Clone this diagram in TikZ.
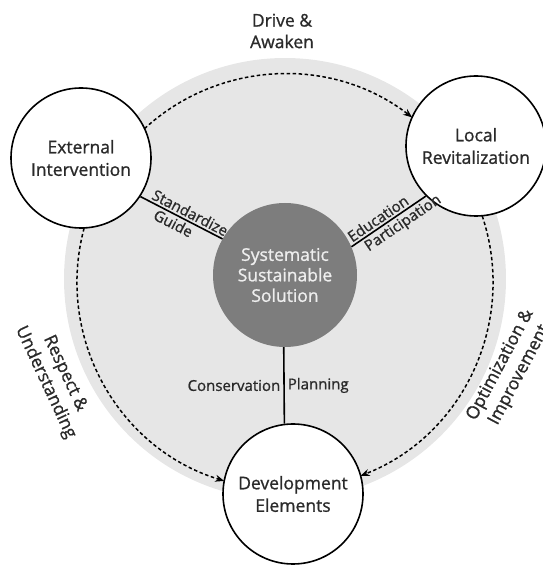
\documentclass[tikz,border=0pt]{standalone}
\usepackage{fontspec}
\setmainfont{Open Sans}[FakeBold=1.0]
\usetikzlibrary{arrows.meta}
\definecolor{txt}{HTML}{2A2A2A}
\definecolor{bgray}{HTML}{E6E6E6}
\definecolor{coregray}{HTML}{7D7D7D}
\definecolor{coretxt}{HTML}{EEEEEE}
\begin{document}
\begin{tikzpicture}[x=1pt,y=1pt,
  bignode/.style={circle,draw=black,line width=1.6pt,fill=white,minimum size=140pt,inner sep=0pt,align=center,font=\fontsize{17.5}{22.5}\selectfont,text=txt},
  corenode/.style={circle,fill=coregray,minimum size=144pt,inner sep=0pt,align=center,font=\fontsize{17.5}{20.5}\selectfont,text=coretxt},
  conn/.style={line width=1.6pt,draw=black},
  lab/.style={font=\fontsize{15}{17}\selectfont,text=txt,inner sep=2pt},
  outer/.style={font=\fontsize{17.5}{21.5}\selectfont,text=txt,align=center,inner sep=0pt},
  flowarc/.style={line width=1.5pt,dash pattern=on 3.5pt off 2.5pt,-{Stealth[length=9pt,width=7pt]}}]
\useasboundingbox (0,0) rectangle (542,566);
\fill[bgray] (285,287) circle (221);
\coordinate (G) at (285,284);
\node[bignode] (EI) at (81,408) {External\\Intervention};
\node[bignode] (LR) at (476,420) {Local\\Revitalization};
\node[bignode] (DE) at (293,72) {Development\\Elements};
\node[corenode] (S) at (285,291) {Systematic\\Sustainable\\Solution};
% dashed flow arcs
\draw[flowarc] (G) ++(132.5:208) arc[start angle=132.5,end angle=52.3,radius=208];
\draw[flowarc] (G) ++(165:208) arc[start angle=165,end angle=253,radius=208];
\draw[flowarc] (G) ++(18.5:208) arc[start angle=18.5,end angle=-68.7,radius=208];
% solid connectors
\draw[conn] (EI.-33) -- node[lab,sloped,above,pos=0.56]{Standardize} node[lab,sloped,below,pos=0.45]{Guide} (S.150);
\draw[conn] (S.23) -- node[lab,sloped,above,pos=0.42]{Education} node[lab,sloped,below,pos=0.62]{Participation} (LR.225);
\draw[conn] (S.-91) -- node[lab,left,pos=0.5,inner sep=3pt]{Conservation} node[lab,right,pos=0.5,inner sep=3pt]{Planning} (DE.97);
% outer labels
\node[outer] (DA) at (282,535) {Drive \&\\Awaken};
\node[outer,rotate=-65] (RU) at (55,188) {Respect \&\\Understanding};
\node[outer,rotate=62] (OI) at (510,196) {Optimization \&\\Improvement};
\end{tikzpicture}
\end{document}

**What is required:**
Restate the whole of the material word for word without the pictures.

**Written answer:**
Clone this diagram in TikZ.
\documentclass[tikz,border=0pt]{standalone}
\usepackage{fontspec}
\setmainfont{Open Sans}[FakeBold=1.0]
\usetikzlibrary{arrows.meta}
\definecolor{txt}{HTML}{2A2A2A}
\definecolor{bgray}{HTML}{E6E6E6}
\definecolor{coregray}{HTML}{7D7D7D}
\definecolor{coretxt}{HTML}{EEEEEE}
\begin{document}
\begin{tikzpicture}[x=1pt,y=1pt,
  bignode/.style={circle,draw=black,line width=1.6pt,fill=white,minimum size=140pt,inner sep=0pt,align=center,font=\fontsize{17.5}{22.5}\selectfont,text=txt},
  corenode/.style={circle,fill=coregray,minimum size=144pt,inner sep=0pt,align=center,font=\fontsize{17.5}{20.5}\selectfont,text=coretxt},
  conn/.style={line width=1.6pt,draw=black},
  lab/.style={font=\fontsize{15}{17}\selectfont,text=txt,inner sep=2pt},
  outer/.style={font=\fontsize{17.5}{21.5}\selectfont,text=txt,align=center,inner sep=0pt},
  flowarc/.style={line width=1.5pt,dash pattern=on 3.5pt off 2.5pt,-{Stealth[length=9pt,width=7pt]}}]
\useasboundingbox (0,0) rectangle (542,566);
\fill[bgray] (285,287) circle (221);
\coordinate (G) at (285,284);
\node[bignode] (EI) at (81,408) {External\\Intervention};
\node[bignode] (LR) at (476,420) {Local\\Revitalization};
\node[bignode] (DE) at (293,72) {Development\\Elements};
\node[corenode] (S) at (285,291) {Systematic\\Sustainable\\Solution};
% dashed flow arcs
\draw[flowarc] (G) ++(132.5:208) arc[start angle=132.5,end angle=52.3,radius=208];
\draw[flowarc] (G) ++(165:208) arc[start angle=165,end angle=253,radius=208];
\draw[flowarc] (G) ++(18.5:208) arc[start angle=18.5,end angle=-68.7,radius=208];
% solid connectors
\draw[conn] (EI.-33) -- node[lab,sloped,above,pos=0.56]{Standardize} node[lab,sloped,below,pos=0.45]{Guide} (S.150);
\draw[conn] (S.23) -- node[lab,sloped,above,pos=0.42]{Education} node[lab,sloped,below,pos=0.62]{Participation} (LR.225);
\draw[conn] (S.-91) -- node[lab,left,pos=0.5,inner sep=3pt]{Conservation} node[lab,right,pos=0.5,inner sep=3pt]{Planning} (DE.97);
% outer labels
\node[outer] (DA) at (282,535) {Drive \&\\Awaken};
\node[outer,rotate=-65] (RU) at (55,188) {Respect \&\\Understanding};
\node[outer,rotate=62] (OI) at (510,196) {Optimization \&\\Improvement};
\end{tikzpicture}
\end{document}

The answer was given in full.